Estero
Ara San Juan - nessuna speranza per l'equipaggio del sottomarino scomparso
BUENOS AIRES, 1 DICEMBRE – Due settimane dopo la sparizione dell'Ara San Juan nelle gelide acque dell'Atlantico del Sud, la Marina Militare argentina ha annunciato ufficialmente che esclude ogni possibilità di trarre in salvo i 44 membri del suo equipaggio. [MORE]
Il Capitano Enrique Balbi, portavoce della Marina, ha annunciato che nella ricerca messa in atto “si è già superato il doppio del tempo previsto dai protocolli internazionali per trarre in salvo l'equipaggio di un sottomarino”, per cui a partire da adesso le operazioni saranno programmate esclusivamente per ritrovare lo scafo. Si è deciso, infatti, di passare ad una nuova fase della ricerca, nella quale non si impiegheranno più i mezzi e gli uomini necessari per affrontare la più complessa missione di riportare in vita l'equipaggio del sottomarino secondo i protocolli dell’emergenza SAR (search and rescue). In effetti, dopo aver setacciato per 15 giorni con una task force navale ed aerea internazionale (più di 4000 soldati, 28 navi e nove aerei da 18 Paesi) un'area di circa 40 km quadri a partire dall’ultimo punto di contatto del sottomarino con il comando operativo di Mar del Plata (la base verso la quale si dirigeva), non è stata trovata alcuna traccia del naufragio, né segnalato alcun contatto con il San Juan o le sue scialuppe di emergenza.

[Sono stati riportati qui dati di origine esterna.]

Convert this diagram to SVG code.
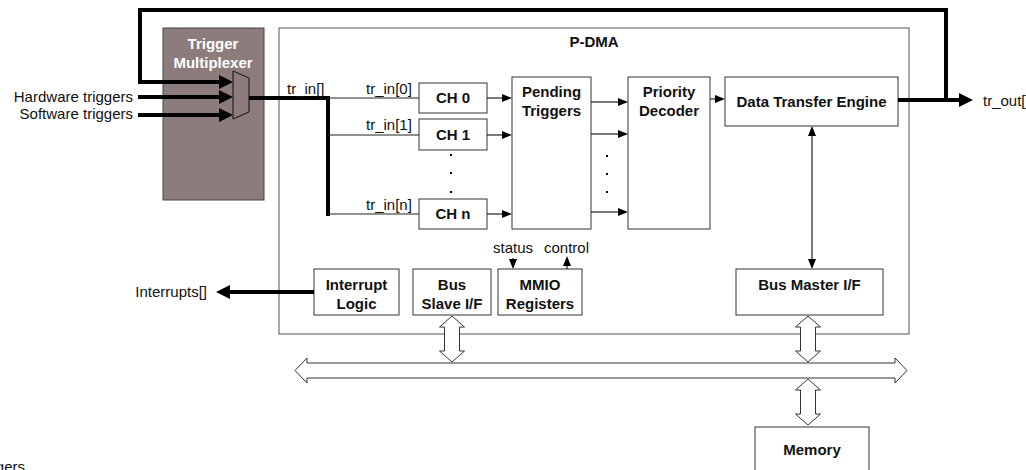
<svg xmlns="http://www.w3.org/2000/svg" width="1026" height="470" viewBox="0 0 1026 470">
<style>
text{font-family:"Liberation Sans",Arial,sans-serif;font-size:15px;fill:#111}
.b{font-weight:bold;text-anchor:middle}
.box{fill:#fff;stroke:#333;stroke-width:1}
.thin{fill:none;stroke:#222;stroke-width:1.2}
.thick{fill:none;stroke:#000;stroke-width:4}
.hollow{fill:#fff;stroke:#333;stroke-width:1}
</style>
<defs>
<marker id="ah" viewBox="0 0 10 8" refX="0" refY="4" markerWidth="10" markerHeight="8" markerUnits="userSpaceOnUse" orient="auto-start-reverse"><path d="M0,0 L10,4 L0,8 z" fill="#000"/></marker>
<marker id="ahb" viewBox="0 0 14 14" refX="0" refY="7" markerWidth="14" markerHeight="14" markerUnits="userSpaceOnUse" orient="auto"><path d="M0,0 L14,7 L0,14 z" fill="#000"/></marker>
</defs>

<g id="pdma"><rect x="279" y="28" width="630" height="306" fill="#fff" stroke="#555" stroke-width="1"/><text class="b" x="594" y="47">P-DMA</text></g>

<g id="trigmux"><rect x="163" y="28" width="101" height="172" fill="#8c7c7c" stroke="#444" stroke-width="1"/><text class="b" x="213" y="49" style="fill:#fff">Trigger</text><text class="b" x="213" y="68" style="fill:#fff">Multiplexer</text><polygon points="233,71 249,78 249,112 233,119" fill="#8c7c7c" stroke="#111" stroke-width="1"/></g>

<g id="ch0"><rect class="box" x="419" y="83" width="68" height="30"/><text class="b" x="453" y="103">CH 0</text></g>
<g id="ch1"><rect class="box" x="419" y="119" width="68" height="31"/><text class="b" x="453" y="140">CH 1</text></g>
<g id="chn"><rect class="box" x="419" y="199" width="68" height="30"/><text class="b" x="453" y="219">CH n</text></g>
<g id="pending"><rect class="box" x="512" y="77" width="79" height="152"/><text class="b" x="551.5" y="97">Pending</text><text class="b" x="551.5" y="116">Triggers</text></g>
<g id="priority"><rect class="box" x="628" y="77" width="82" height="152"/><text class="b" x="669" y="97">Priority</text><text class="b" x="669" y="116">Decoder</text></g>
<g id="dte"><rect class="box" x="725" y="77" width="173" height="49"/><text class="b" x="811.5" y="107">Data Transfer Engine</text></g>
<g id="busmaster"><rect class="box" x="736" y="269" width="147" height="46"/><text class="b" x="809.5" y="290">Bus Master I/F</text></g>
<g id="interrupt"><rect class="box" x="314" y="269" width="85" height="46"/><text class="b" x="356.5" y="290">Interrupt</text><text class="b" x="356.5" y="309">Logic</text></g>
<g id="busslave"><rect class="box" x="413" y="269" width="78" height="46"/><text class="b" x="452" y="290">Bus</text><text class="b" x="452" y="309">Slave I/F</text></g>
<g id="mmio"><rect class="box" x="498" y="269" width="84" height="46"/><text class="b" x="540" y="290">MMIO</text><text class="b" x="540" y="309">Registers</text></g>
<g id="memory"><rect class="box" x="755" y="427" width="114" height="50"/><text class="b" x="812" y="455">Memory</text></g>

<g id="connectors">
<path class="thick" d="M946,100 V10 H140 V82 H219" marker-end="url(#ahb)"/>
<line class="thick" x1="138" y1="97" x2="219" y2="97" marker-end="url(#ahb)"/>
<line class="thick" x1="138" y1="115" x2="219" y2="115" marker-end="url(#ahb)"/>
<path class="thick" d="M249,98 H328 V216"/>
<line class="thin" x1="328" y1="98" x2="419" y2="98"/>
<line class="thin" x1="328" y1="135" x2="419" y2="135"/>
<line class="thin" x1="328" y1="214" x2="419" y2="214"/>
<line class="thin" x1="487" y1="98" x2="502" y2="98" marker-end="url(#ah)"/>
<line class="thin" x1="487" y1="135" x2="502" y2="135" marker-end="url(#ah)"/>
<line class="thin" x1="487" y1="214" x2="502" y2="214" marker-end="url(#ah)"/>
<line class="thin" x1="591" y1="102" x2="618" y2="102" marker-end="url(#ah)"/>
<line class="thin" x1="591" y1="134" x2="618" y2="134" marker-end="url(#ah)"/>
<line class="thin" x1="591" y1="212" x2="618" y2="212" marker-end="url(#ah)"/>
<line class="thin" x1="710" y1="99" x2="715" y2="99" marker-end="url(#ah)"/>
<line class="thick" x1="898" y1="100" x2="959" y2="100" marker-end="url(#ahb)"/>
<line class="thin" x1="812" y1="136" x2="812" y2="259" marker-start="url(#ah)" marker-end="url(#ah)"/>
<line class="thick" x1="314" y1="292" x2="230" y2="292" marker-end="url(#ahb)"/>
<line class="thin" x1="513" y1="258" x2="513" y2="259" marker-end="url(#ah)"/>
<line class="thin" x1="567" y1="269" x2="567" y2="266" marker-end="url(#ah)"/>
<polygon class="hollow" points="295,370.5 307,358 307,363 895,363 895,358 907,370.5 895,383 895,378 307,378 307,383"/>
<polygon class="hollow" points="452,316 464.5,327 459.5,327 459.5,351 464.5,351 452,362 439.5,351 444.5,351 444.5,327 439.5,327"/>
<polygon class="hollow" points="808,316 820.5,327 815.5,327 815.5,351 820.5,351 808,362 795.5,351 800.5,351 800.5,327 795.5,327"/>
<polygon class="hollow" points="808,379 820.5,390 815.5,390 815.5,414 820.5,414 808,425 795.5,414 800.5,414 800.5,390 795.5,390"/>
</g>

<g id="dots" fill="#000">
<rect x="450" y="154" width="2" height="2"/><rect x="450" y="172" width="2" height="2"/><rect x="450" y="191" width="2" height="2"/>
<rect x="606" y="155" width="2" height="2"/><rect x="606" y="173" width="2" height="2"/><rect x="606" y="191" width="2" height="2"/>
</g>

<g id="labels">
<text x="133" y="102" text-anchor="end">Hardware triggers</text>
<text x="133" y="119" text-anchor="end">Software triggers</text>
<text x="287" y="94">tr_in[]</text>
<text x="366" y="94">tr_in[0]</text>
<text x="366" y="130">tr_in[1]</text>
<text x="366" y="210">tr_in[n]</text>
<text x="983" y="106">tr_out[]</text>
<text x="207" y="297" text-anchor="end">Interrupts[]</text>
<text x="493" y="253">status</text>
<text x="544" y="253">control</text>
<text x="25" y="472" text-anchor="end">triggers</text>
</g>
</svg>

L’unica certezza è la telefonata satellitare delle 0:30 del 15 novembre, con cui il Comandante del San Juan informava la base di un ingresso di acqua nel sottomarino, che avrebbe scatenato un corto circuito ed un principio di incendio ("fumo senza fiamme") in un blocco di batterie, per cui il sommergibile procedeva a navigare senza le batterie di prua. Lo stesso rapporto è stato poi confermato per iscritto dal comandante cinque ore e mezza dopo (le 6 del mattino). A questo si aggiunge, secondo dati raccolti da agenzie internazionali di monitoraggio degli esperimenti nucleari, che intorno alle 11 del mattino sarebbe stata rilevata una “anomalia idro-acustica”, che risulterebbe compatibile con un’esplosione sottomarina.
Per questo motivo l’ipotesi formulata dagli esperti consultati dalle autorità è che la maggior parte dei marinai sia morta nel giro di due minuti, dopo la presunta esplosione. È questo ad esempio il parere espresso da Horacio Tobias, capitano di fregata ed ingegnere navale, il quale ha dichiarato al quotidiano “El Clarin” che il sottomarino avrebbe subito una scarica elettrica incontrollata. Ciò avrebbe provocato un’esplosione , con uno squarcio nella carena ed immediato ingresso dell’acqua del mare. Il San Juan sarebbe alla fine affondato a circa 450 km al largo della Patagonia.
Le famiglie di alcuni dei membri dell’equipaggio non hanno ancora perso la speranza, continuando a pregare e deporre fiori intorno al recinto della base navale di Mar Del Plata, ma i familiari di sette marinai hanno invece annunciato di essersi già costituiti come parti civili nel procedimento aperto dalla Magistratura Federale argentina per accertare le eventuali responsabilità nella vicenda. Dopo l'annuncio della sospensione delle ricerche dell'equipaggio, in particolare, l'Avvocato Luis Tagliapietra, padre del tenente di corvetta Alejandro Damian Tagliapietra, che si trovava nel sottomarino, ha dichiarato che la Marina “ha trattato le famiglie in modo crudele e perverso, mentendo in ogni modo possibile, con occultamento di fatti, eufemismi o bugie pure e semplici”.